Coming out at 40
Reflections on a Moment of Stunning Contradiction
Every year, when National Coming Out Day arrives, I find myself reflecting less on coming out and more on what we’ve been forced back into.
We live in a moment of stunning contradiction: queer people have never been more visible, yet our rights are being erased in real time. School boards are banning books that name us and validate our existence. Politicians are framing our presence as a threat. Judges are deciding whether “religious freedom” means the right to discriminate. We are everywhere and nowhere, spotlighted and targeted all at once.
For those of us who came out decades ago, visibility was once the dream. To be seen was to be safe. But we’ve learned that visibility without protection isn’t liberation, it’s exposure. What good is representation if kids can see us on screen but can’t say our names in class? What good is progress if every step forward comes with a law designed to shove us back?

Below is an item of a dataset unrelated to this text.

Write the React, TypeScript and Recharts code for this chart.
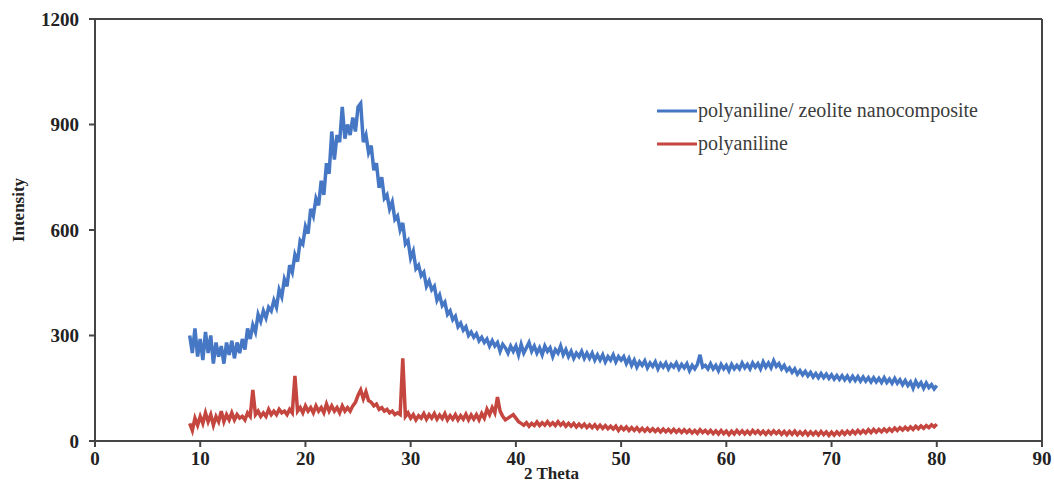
import { Line, LineChart, ReferenceLine, XAxis, YAxis } from 'recharts';

// 2θ scan grid: 9° to 80° in 0.25° steps
const scanStart = 9;
const scanStep = 0.25;

// polyaniline/ zeolite nanocomposite, two degrees per row
const compositeIntensity = [
  300, 250, 320, 240, 290, 230, 310, 250,
  300, 220, 280, 240, 270, 220, 280, 245,
  285, 235, 280, 250, 290, 260, 320, 290,
  330, 310, 360, 340, 370, 350, 380, 370,
  400, 380, 430, 410, 460, 440, 500, 480,
  530, 510, 570, 560, 610, 590, 660, 640,
  690, 670, 740, 700, 790, 760, 880, 800,
  870, 850, 950, 860, 900, 870, 920, 880,
  950, 960, 850, 870, 820, 840, 770, 790,
  720, 750, 690, 700, 660, 680, 630, 640,
  600, 620, 560, 570, 520, 540, 490, 500,
  470, 480, 440, 455, 430, 440, 400, 415,
  385, 395, 360, 370, 345, 355, 325, 335,
  315, 325, 300, 310, 295, 305, 285, 295,
  280, 290, 270, 285, 270, 280, 255, 275,
  265, 250, 270, 255, 270, 245, 275, 250,
  265, 280, 255, 270, 250, 265, 245, 270,
  255, 265, 240, 260, 250, 270, 245, 260,
  240, 255, 235, 250, 240, 255, 235, 250,
  235, 250, 230, 245, 230, 245, 225, 240,
  230, 245, 225, 240, 230, 240, 220, 235,
  215, 230, 210, 225, 215, 228, 208, 222,
  212, 225, 205, 220, 210, 222, 205, 218,
  210, 222, 205, 218, 208, 220, 200, 215,
  205, 218, 245, 210, 215, 205, 220, 205,
  215, 200, 218, 205, 215, 200, 218, 205,
  215, 205, 222, 208, 218, 205, 222, 210,
  220, 205, 225, 210, 222, 208, 228, 212,
  220, 205, 215, 200, 208, 195, 205, 190,
  200, 188, 198, 185, 195, 182, 192, 180,
  192, 180, 190, 178, 188, 176, 186, 175,
  186, 174, 185, 172, 184, 172, 183, 170,
  182, 170, 180, 168, 180, 168, 178, 166,
  180, 166, 176, 164, 178, 164, 174, 160,
  172, 158, 168, 150, 170, 156, 166, 150,
  165, 152, 160, 148,
  158,
];

// polyaniline
const polyanilineIntensity = [
  50, 30, 65, 45, 70, 50, 80, 55,
  75, 45, 70, 55, 85, 55, 75, 60,
  80, 60, 75, 65, 70, 60, 80, 70,
  145, 75, 85, 70, 80, 70, 90, 75,
  85, 75, 90, 80, 85, 75, 90, 80,
  185, 85, 95, 80, 100, 85, 95, 80,
  100, 85, 95, 80, 105, 85, 100, 85,
  95, 80, 100, 85, 95, 85, 100, 110,
  130, 145, 120, 140, 115, 110, 100, 105,
  90, 95, 85, 90, 80, 85, 75, 80,
  75, 235, 70, 80, 65, 75, 60, 72,
  65, 78, 62, 75, 65, 78, 62, 74,
  64, 78, 60, 72, 62, 75, 60, 72,
  62, 76, 60, 74, 62, 75, 60, 78,
  65, 90, 75, 95, 80, 125, 85, 70,
  60, 65, 70, 75, 65, 55, 50, 45,
  52, 42, 50, 44, 54, 44, 52, 45,
  55, 45, 52, 44, 55, 45, 52, 42,
  50, 42, 50, 40, 48, 40, 48, 38,
  46, 38, 46, 36, 45, 36, 44, 35,
  42, 34, 42, 30, 40, 32, 40, 30,
  38, 30, 38, 28, 36, 28, 36, 28,
  35, 27, 34, 26, 34, 26, 33, 25,
  33, 25, 32, 24, 32, 24, 31, 23,
  30, 22, 32, 24, 30, 22, 30, 21,
  29, 20, 30, 21, 28, 18, 28, 20,
  30, 21, 29, 20, 28, 20, 30, 22,
  29, 20, 28, 19, 28, 20, 29, 21,
  28, 19, 27, 18, 27, 19, 28, 18,
  26, 18, 27, 17, 26, 18, 26, 17,
  27, 18, 26, 16, 25, 17, 26, 18,
  27, 19, 28, 20, 29, 21, 30, 22,
  30, 23, 32, 24, 33, 25, 33, 26,
  34, 27, 35, 28, 37, 30, 38, 31,
  39, 32, 40, 33, 42, 35, 43, 36,
  44, 38, 46, 40,
  48,
];

const xTicks = [0, 10, 20, 30, 40, 50, 60, 70, 80, 90];
const yTicks = [0, 300, 600, 900, 1200];

const seriesNames = ['polyaniline/ zeolite nanocomposite', 'polyaniline'];
const seriesColors = ['#4677C4', '#C4463F'];

const data = compositeIntensity.map((v, i) => ({
  theta: scanStart + i * scanStep,
  composite: v,
  pani: polyanilineIntensity[i],
}));

const serif = '"Liberation Serif", "Times New Roman", serif';
const axisColor = '#454545';
const tickStyle = { fontFamily: serif, fontSize: 19, fontWeight: 700, fill: '#222' };

function LegendBox() {
  return (
    <div
      style={{
        position: 'absolute',
        left: 657,
        top: 94,
        fontFamily: serif,
        fontSize: 20,
        color: '#3c3c3c',
        lineHeight: '33px',
        whiteSpace: 'nowrap',
      }}
    >
      {seriesNames.map((name, i) => (
        <div key={name} style={{ display: 'flex', alignItems: 'center' }}>
          <svg width={40} height={6} style={{ marginRight: 1 }}>
            <line x1={0} y1={3} x2={40} y2={3} stroke={seriesColors[i]} strokeWidth={3} />
          </svg>
          <span>{name}</span>
        </div>
      ))}
    </div>
  );
}

function IntensityLabel(props: any) {
  const { viewBox } = props;
  const x = viewBox.x + 18;
  const y = viewBox.y + viewBox.height / 2 - 20;
  return (
    <text
      x={x}
      y={y}
      transform={`rotate(-90, ${x}, ${y})`}
      textAnchor="middle"
      dominantBaseline="central"
      style={{ fontFamily: serif, fontSize: 17, fontWeight: 700, fill: '#222' }}
    >
      Intensity
    </text>
  );
}

export default function App() {
  return (
    <div style={{ position: 'absolute', left: 0, top: 0, width: 1054, height: 483, background: '#fff' }}>
      <LineChart width={1054} height={483} data={data} margin={{ top: 19, right: 12, bottom: 0, left: 0 }}>
        <XAxis
          type="number"
          dataKey="theta"
          domain={[0, 90]}
          ticks={xTicks}
          height={42}
          tickSize={6}
          tickMargin={5}
          tick={tickStyle}
          axisLine={{ stroke: axisColor, strokeWidth: 2 }}
          tickLine={{ stroke: axisColor, strokeWidth: 2 }}
          label={{
            value: '2 Theta',
            position: 'insideBottom',
            offset: 4,
            dx: -17,
            style: { fontFamily: serif, fontSize: 17, fontWeight: 700, fill: '#222' },
          }}
        />
        <YAxis
          type="number"
          domain={[0, 1200]}
          ticks={yTicks}
          width={95}
          tickSize={6}
          tickMargin={10}
          tick={tickStyle}
          axisLine={{ stroke: axisColor, strokeWidth: 2 }}
          tickLine={{ stroke: axisColor, strokeWidth: 2 }}
          label={<IntensityLabel />}
        />
        <ReferenceLine y={1200} stroke={axisColor} strokeWidth={2} />
        <ReferenceLine x={90} stroke={axisColor} strokeWidth={2} />
        <Line
          type="linear"
          dataKey="composite"
          name={seriesNames[0]}
          stroke={seriesColors[0]}
          strokeWidth={3.5}
          dot={false}
          isAnimationActive={false}
        />
        <Line
          type="linear"
          dataKey="pani"
          name={seriesNames[1]}
          stroke={seriesColors[1]}
          strokeWidth={3.5}
          dot={false}
          isAnimationActive={false}
        />
      </LineChart>
      <LegendBox />
    </div>
  );
}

As an educator and a parent, I think about the young people growing up in this chaos, those who are quietly piecing together who they are, taking mental notes about when it’s safe to speak. To those kids: I want you to know that this version of the world is not permanent. You are not behind. You are not alone. You are watching adults fail to protect you, but also watching a generation of us fight like hell to make sure you won’t have to hide forever.
Coming out was never supposed to be an act of bravery. It was supposed to be ordinary. Routine. Human. The fact that it still requires courage says more about our society than it does about you.
This year, I’m less interested in celebration and more determined to amplify the voices that can’t speak, the students who can’t yet come out, the families who fear what visibility might cost them.
We need allies who will lead loudly, organizations that will flex their power when others can’t, and communities that will stand between us and those who legislate harm.
Silence has always been the weapon used against us, and history reminds us: silence is death. So if you can speak, speak. If you can act, act. And if you can protect, do it fiercely, because someone else’s survival may depend on it.
If you haven’t come out yet, remember: come out when you’re ready, when it’s safe, and how you want. We’ll be here waiting for you.





Wonderful. I'm still figuring things out at a very late stage... and I feel for the young people nowadays in this crazier world. Let's hope this (hopefully soon ended) era will "slingshot" America to a freer, more open and accepting society.
Thanks for this piece. It helps in today’s world that young members of our community know folks like you have their backs.